Synspective、小型SAR衛星「StriX-α」の画像取得に成功

(株)Synspective(シンスペクティブ:衛星データ解析によるソリューション提供および小型SAR(合成開口レーダー)衛星の開発・運用を行うスタートアップ企業)は、自社初の小型SAR衛星「StriX-α」の画像取得に成功した。民間の小型SAR衛星(100kg級)の画像取得は日本初とのこと。

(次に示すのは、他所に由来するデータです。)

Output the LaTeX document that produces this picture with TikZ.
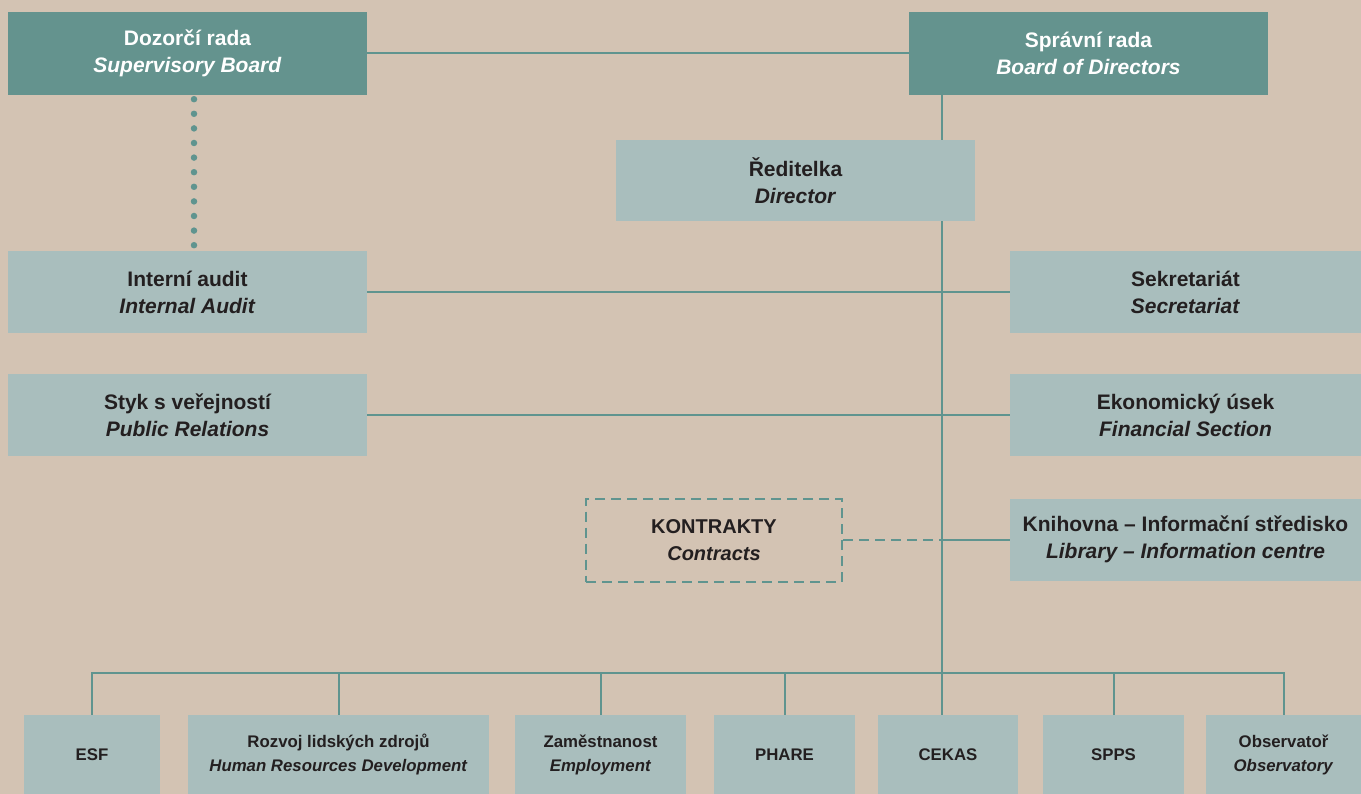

StriX-αは2020年12月15日にニュージーランドの マヒア半島にある発射場からRocket Lab社のElectronロケットにより打ち上げられ、予定通りの軌道(太陽同期軌道、高度500km)へ投入された。その後、順調に運用を開始し、2021年2月8日に初画像の取得に成功したという。

■ SAR画像
観測日時:2021年2月8日 12時頃 (日本時間)
観測場所:アメリカ 南フロリダ

■ 今後の展開・災害リスク低減に向けて
今年2021年は、実証2号機「StriX-β」の打上げを予定しており、地表のミリ単位の変動を検出するSAR特有の解析技術「InSAR (Interferometric SAR:干渉SAR)」の軌道上実証を目標としている。
今後2023年までに6機、2020年代後半には30機のコンステレーション(衛星群)構築を目指す。低軌道を周回する30機のコンステレーションにより、世界のどの地域で災害が発生しても、2時間以内に観測することが可能になる(6機では24時間以内)。また、観測したデータを自動解析し、災害時の早期状況把握を実現するソリューションも開発しており、コンステレーションの実現と併せ、世界の災害対応能力の飛躍的な向上を目指すとのこと。

■ StriX-α開発について
Synspectiveは、「StriX-α」の開発に際し、内閣府の「ImPACT(革新的研究開発推進プログラム)」で開発された技術を応用した。
宇宙航空研究開発機構(JAXA)、東京工業大学工学院廣川研究室と共にSARの高密度収納化と小型軽量化を実現、東京大学中須賀・船瀬研究室とは衛星バス機器を開発した。慶應義塾大学白坂研究室は多様な想定ユーザーとの調整を支援した。
今回の初画像取得の成果は、JAXAが推進する共創型研究開発プログラム「J-SPARC」における小型SAR技術の活用等を目的とした共創活動及びこれら大学の協力を得て、Synspectiveが軌道上実証した結果としている。